Vision-language models have demonstrated impressive capabilities in generating 2D images under various conditions; however, the success of these models is largely enabled by extensive, readily available pretrained foundation models. Critically, comparable pretrained models do not exist for 3D, significantly limiting progress. As a result, the potential of vision-language models to produce high-resolution 3D counterfactual medical images conditioned solely on natural language remains unexplored. Addressing this gap would enable powerful clinical and research applications, such as personalized counterfactual explanations, simulation of disease progression, and enhanced medical training by visualizing hypothetical conditions in realistic detail. Our work takes a step toward this challenge by introducing a framework capable of generating high-resolution 3D counterfactual medical images of synthesized patients guided by free-form language prompts. We adapt state-of-the-art 3D diffusion models with enhancements from Simple Diffusion and incorporate augmented conditioning to improve text alignment and image quality. To our knowledge, this is the first demonstration of a language-guided native-3D diffusion model applied to neurological imaging, where faithful three-dimensional modeling is essential. On two neurological MRI datasets, our framework simulates varying counterfactual lesion loads in Multiple Sclerosis and cognitive states in Alzheimer's disease, generating high-quality images while preserving subject fidelity. Our results lay the groundwork for prompt-driven disease progression analysis in 3D medical imaging. Project link - https://lesupermomo.github.io/imagining-alternatives/.

Paper Structure

This paper contains 12 sections, 3 figures, 2 tables.

Figures (3)

  • Figure 1: Proposed Framework.

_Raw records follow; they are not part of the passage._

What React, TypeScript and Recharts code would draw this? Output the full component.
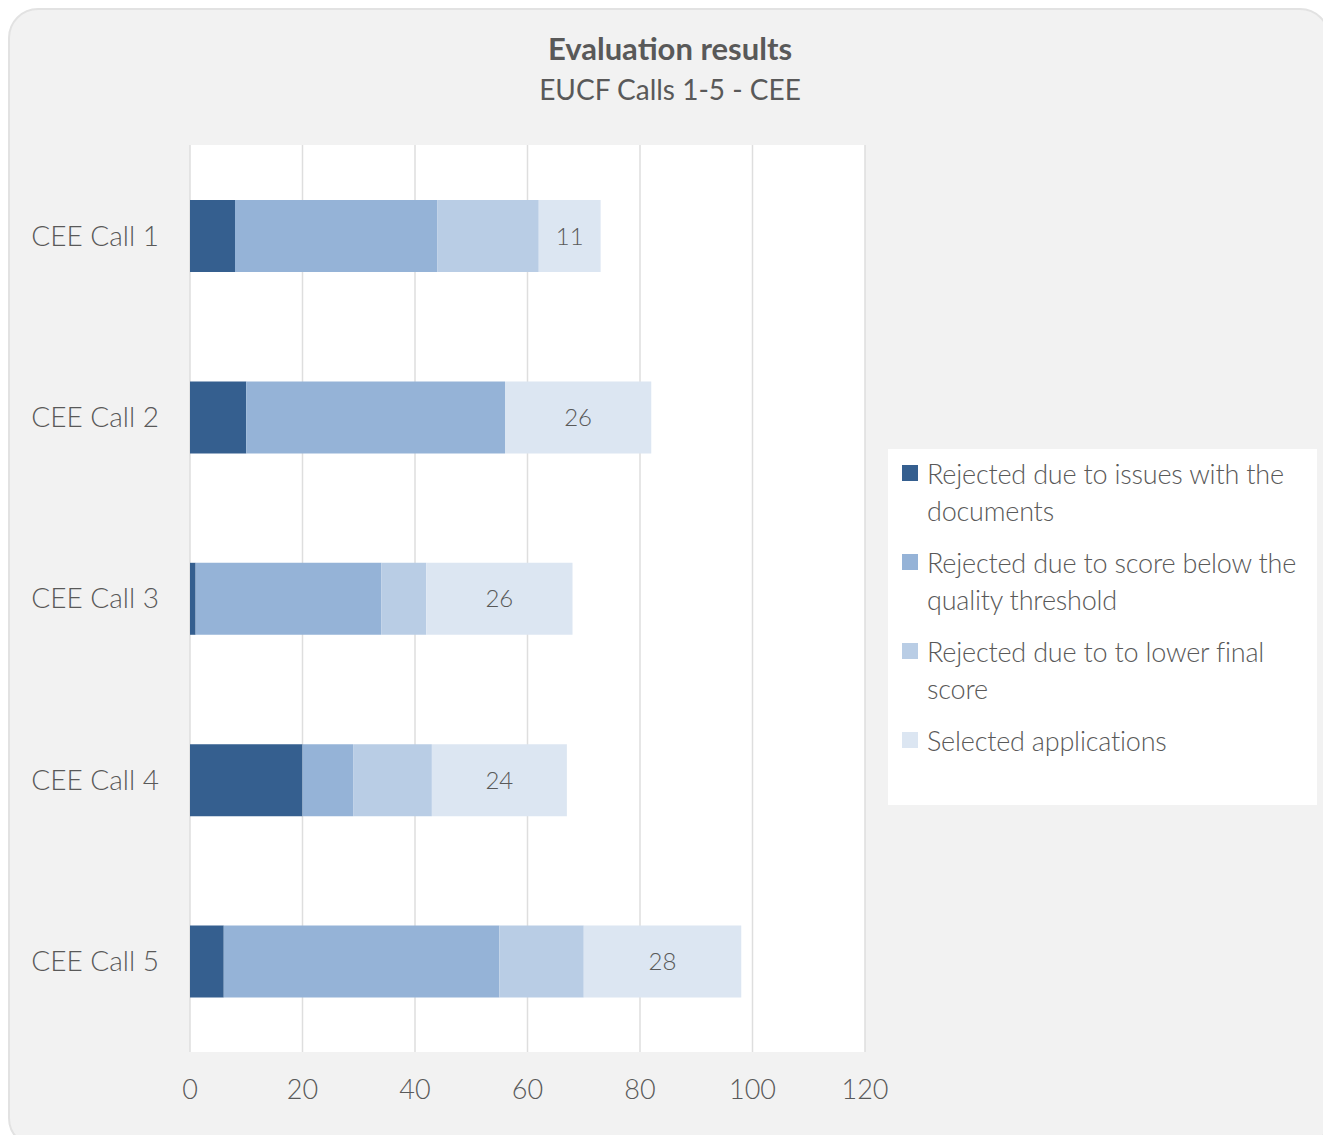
import { Bar, BarChart, CartesianGrid, LabelList, Legend, XAxis, YAxis } from "recharts";

const calls = ["CEE Call 1", "CEE Call 2", "CEE Call 3", "CEE Call 4", "CEE Call 5"];
const rejectedDocs = [8, 10, 1, 20, 6];
const rejectedScore = [36, 46, 33, 9, 49];
const rejectedLower = [18, 0, 8, 14, 15];
const selected = [11, 26, 26, 24, 28];
const xTicks = [0, 20, 40, 60, 80, 100, 120];

const seriesNames = [
  "Rejected due to issues with the documents",
  "Rejected due to score below the quality threshold",
  "Rejected due to to lower final score",
  "Selected applications",
];
const seriesColors = ["#355f8f", "#95b3d7", "#b9cde5", "#dce6f2"];

const FONT = "'Source Sans Pro', Lato, 'Open Sans', sans-serif";
const TEXT = "#595959";

const data = calls.map((c, i) => ({
  call: c,
  docs: rejectedDocs[i],
  score: rejectedScore[i],
  lower: rejectedLower[i],
  selected: selected[i],
}));
const keys = ["docs", "score", "lower", "selected"];

function LegendBox() {
  return (
    <div
      style={{
        background: "#fff",
        width: 429,
        height: 356,
        boxSizing: "border-box",
        padding: "6px 0 0 14px",
        fontFamily: FONT,
        fontWeight: 300,
        fontSize: 27,
        letterSpacing: -0.2,
        lineHeight: "37px",
        color: TEXT,
      }}
    >
      {seriesNames.map((name, i) => (
        <div key={name} style={{ display: "flex", marginBottom: 15 }}>
          <div
            style={{
              width: 16,
              height: 16,
              background: seriesColors[i],
              marginTop: 10,
              marginRight: 9,
              flexShrink: 0,
            }}
          />
          <div style={{ width: 392 }}>{name}</div>
        </div>
      ))}
    </div>
  );
}

export default function App() {
  return (
    <div
      style={{
        position: "relative",
        width: 1322,
        height: 1140,
        boxSizing: "border-box",
        border: "2px solid #e2e2e2",
        borderRadius: 30,
        background: "#f2f2f2",
        fontFamily: FONT,
        color: TEXT,
      }}
    >
      <div
        style={{
          position: "absolute",
          left: 0,
          top: 18,
          width: 1320,
          textAlign: "center",
          fontSize: 28,
          lineHeight: "41px",
        }}
      >
        <div style={{ fontWeight: 700, fontSize: 31 }}>Evaluation results</div>
        <div>EUCF Calls 1-5 - CEE</div>
      </div>
      <div style={{ position: "absolute", left: 0, top: 0 }}>
        <BarChart
          width={1310}
          height={1100}
          data={data}
          layout="vertical"
          margin={{ top: 135, right: 455, bottom: 8, left: 0 }}
          barSize={72}
        >
          <CartesianGrid horizontal={false} fill="#ffffff" stroke="#dedede" strokeWidth={1.5} />
          <XAxis
            type="number"
            domain={[0, 120]}
            ticks={xTicks}
            axisLine={false}
            tickLine={false}
            tickMargin={22}
            height={50}
            tick={{ fill: TEXT, fontSize: 27, fontWeight: 300, fontFamily: FONT }}
          />
          <YAxis
            type="category"
            dataKey="call"
            width={180}
            axisLine={false}
            tickLine={false}
            tickMargin={25}
            tick={{ fill: TEXT, fontSize: 28, fontWeight: 300, fontFamily: FONT }}
          />
          <Legend
            layout="vertical"
            align="center"
            verticalAlign="middle"
            wrapperStyle={{ left: 878, top: 439, width: 429 }}
            content={() => <LegendBox />}
          />
          {keys.map((k, i) => (
            <Bar
              key={k}
              dataKey={k}
              name={seriesNames[i]}
              stackId="a"
              fill={seriesColors[i]}
              isAnimationActive={false}
            >
              {k === "selected" && (
                <LabelList
                  dataKey="selected"
                  position="center"
                  fill={TEXT}
                  style={{ fontSize: 24, fontWeight: 300, fontFamily: FONT }}
                />
              )}
            </Bar>
          ))}
        </BarChart>
      </div>
    </div>
  );
}
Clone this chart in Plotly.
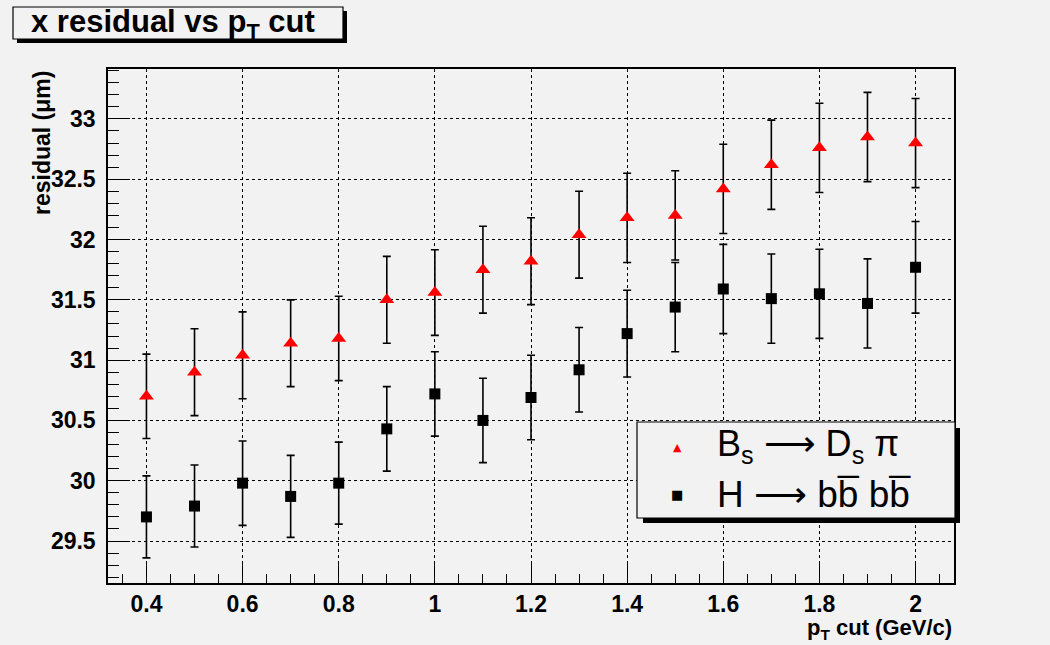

A pretrained BiomedCLIP text encoder encodes the text prompt (e.g. "Subject has high lesion load") as conditioning for the diffusion model. During inference, the model generates counterfactuals by sampling from the same fixed noise while varying the text condition.
  • Figure 2: Qualitative comparison of generated counterfactuals for synthesized subjects on the MS dataset for different lesion loads.
  • Figure 3: Qualitative comparison of generated counterfactuals for synthesized subjects on the ADNI dataset for different cognitive states.